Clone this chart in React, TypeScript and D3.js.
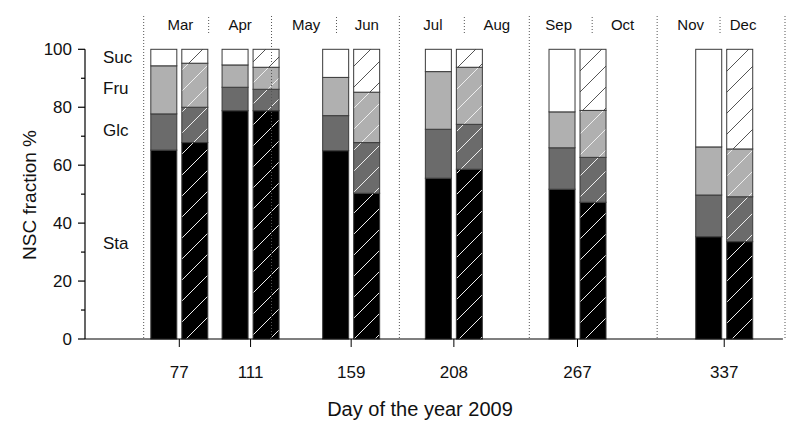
import React from "react";
import * as d3 from "d3";

const days = [77, 111, 159, 208, 267, 337];
// two bars per date: first plain, second hatched
const staA = [65.2, 78.8, 65.0, 55.5, 51.7, 35.3];
const glcA = [12.5, 8.1, 12.1, 16.9, 14.3, 14.4];
const fruA = [16.6, 7.7, 13.2, 19.9, 12.4, 16.6];
const sucA = [5.7, 5.4, 9.7, 7.7, 21.6, 33.7];
const staB = [67.8, 78.8, 50.3, 58.6, 47.2, 33.6];
const glcB = [12.2, 7.4, 17.5, 15.5, 15.5, 15.5];
const fruB = [15.2, 7.6, 17.4, 19.7, 16.2, 16.5];
const sucB = [4.8, 6.2, 14.8, 6.2, 21.1, 34.4];

const componentNames = ["Sta", "Glc", "Fru", "Suc"];
const componentColors = ["#000000", "#6b6b6b", "#b0b0b0", "#ffffff"];
const componentLabelValues = [33, 72, 86.5, 97.5];

const monthNames = ["Mar", "Apr", "May", "Jun", "Jul", "Aug", "Sep", "Oct", "Nov", "Dec"];
const monthLabelDays = [77.5, 106, 137.5, 166.5, 198, 228.5, 258, 288.5, 321, 346];
const pairStartDays = [60, 121, 182, 244, 305, 366];
const midMonthStartDays = [91, 152, 213, 274, 335];
const yTicks = [0, 20, 40, 60, 80, 100];
const yMinorTicks = [10, 30, 50, 70, 90];

const W = 800;
const H = 429;

export default function App() {
  const x = d3.scaleLinear().domain([32, 366]).range([85, 785]);
  const y = d3.scaleLinear().domain([0, 100]).range([339, 49.3]);
  const barW = 26;
  const gap = 5;
  const font = "Liberation Sans, Arial, sans-serif";

  const seriesA = [staA, glcA, fruA, sucA];
  const seriesB = [staB, glcB, fruB, sucB];

  const renderBar = (vals: number[][], i: number, hatched: boolean) => {
    const x0 = hatched ? x(days[i]) + gap / 2 : x(days[i]) - gap / 2 - barW;
    let cum = 0;
    const segs: React.ReactNode[] = [];
    vals.forEach((s, k) => {
      const v0 = cum;
      const v1 = cum + s[i];
      cum = v1;
      const top = y(Math.min(v1, 100));
      const bot = y(v0);
      segs.push(
        <rect key={`f${k}`} x={x0} y={top} width={barW} height={bot - top}
          fill={componentColors[k]} />
      );
      if (hatched) {
        segs.push(
          <rect key={`h${k}`} x={x0} y={top} width={barW} height={bot - top}
            fill={k === 3 ? "url(#hatchDark)" : "url(#hatchLight)"} />
        );
      }
      segs.push(
        <rect key={`s${k}`} x={x0} y={top} width={barW} height={bot - top}
          fill="none" stroke="#3a3a3a" strokeWidth={1} />
      );
    });
    return <g key={`${hatched ? "b" : "a"}${i}`}>{segs}</g>;
  };

  return (
    <svg width={W} height={H} style={{ position: "absolute", left: 0, top: 0, display: "block" }}
      fontFamily={font}>
      <defs>
        <pattern id="hatchLight" patternUnits="userSpaceOnUse" width={21} height={21}>
          <path d="M0,21 L21,0 M-2,2 L2,-2 M19,23 L23,19" stroke="#eeeeee" strokeWidth={1} />
        </pattern>
        <pattern id="hatchDark" patternUnits="userSpaceOnUse" width={21} height={21}>
          <path d="M0,21 L21,0 M-2,2 L2,-2 M19,23 L23,19" stroke="#555" strokeWidth={1} />
        </pattern>
      </defs>
      <rect width={W} height={H} fill="#fff" />

      {/* bars */}
      {days.map((_, i) => renderBar(seriesA, i, false))}
      {days.map((_, i) => renderBar(seriesB, i, true))}

      {/* month separators */}
      {pairStartDays.map((d) => (
        <line key={`p${d}`} x1={x(d)} x2={x(d)} y1={16} y2={339}
          stroke="#555" strokeWidth={1} strokeDasharray="1,2" />
      ))}
      {midMonthStartDays.map((d) => (
        <line key={`m${d}`} x1={x(d)} x2={x(d)} y1={17} y2={35}
          stroke="#555" strokeWidth={1} strokeDasharray="1,2" />
      ))}
      {monthNames.map((m, i) => (
        <text key={m} x={x(monthLabelDays[i])} y={30} fontSize={15} textAnchor="middle" fill="#111">
          {m}
        </text>
      ))}

      {/* component labels */}
      {componentNames.map((n, k) => (
        <text key={n} x={103} y={y(componentLabelValues[k]) + 6} fontSize={17} fill="#111">
          {n}
        </text>
      ))}

      {/* y axis */}
      <line x1={85} x2={85} y1={y(100)} y2={y(0)} stroke="#000" strokeWidth={1.2} />
      {yTicks.map((t) => (
        <g key={`yt${t}`}>
          <line x1={78} x2={85} y1={y(t)} y2={y(t)} stroke="#000" strokeWidth={1.2} />
          <text x={72} y={y(t) + 6} fontSize={17} textAnchor="end" fill="#111">{t}</text>
        </g>
      ))}
      {yMinorTicks.map((t) => (
        <line key={`ym${t}`} x1={81} x2={85} y1={y(t)} y2={y(t)} stroke="#000" strokeWidth={1.2} />
      ))}

      {/* x axis */}
      <line x1={85} x2={x(365)} y1={339} y2={339} stroke="#000" strokeWidth={1.2} />
      {days.map((d) => (
        <g key={`xt${d}`}>
          <line x1={x(d)} x2={x(d)} y1={339} y2={347} stroke="#000" strokeWidth={1} />
          <text x={x(d)} y={378} fontSize={17} textAnchor="middle" fill="#111">{d}</text>
        </g>
      ))}

      <text x={420} y={416} fontSize={20} textAnchor="middle" fill="#111">Day of the year 2009</text>
      <text transform={`translate(36,195) rotate(-90)`} fontSize={19} textAnchor="middle" fill="#111">
        NSC fraction %
      </text>
    </svg>
  );
}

· · · ·

__Your goal__
Please restate the material above line by line, exactly, beginning at its first line and ending with the line that contains "import * as", without any pictures.

__Result of the exercise__
Clone this chart in React, TypeScript and D3.js.
import React from "react";
import * as d3 from "d3";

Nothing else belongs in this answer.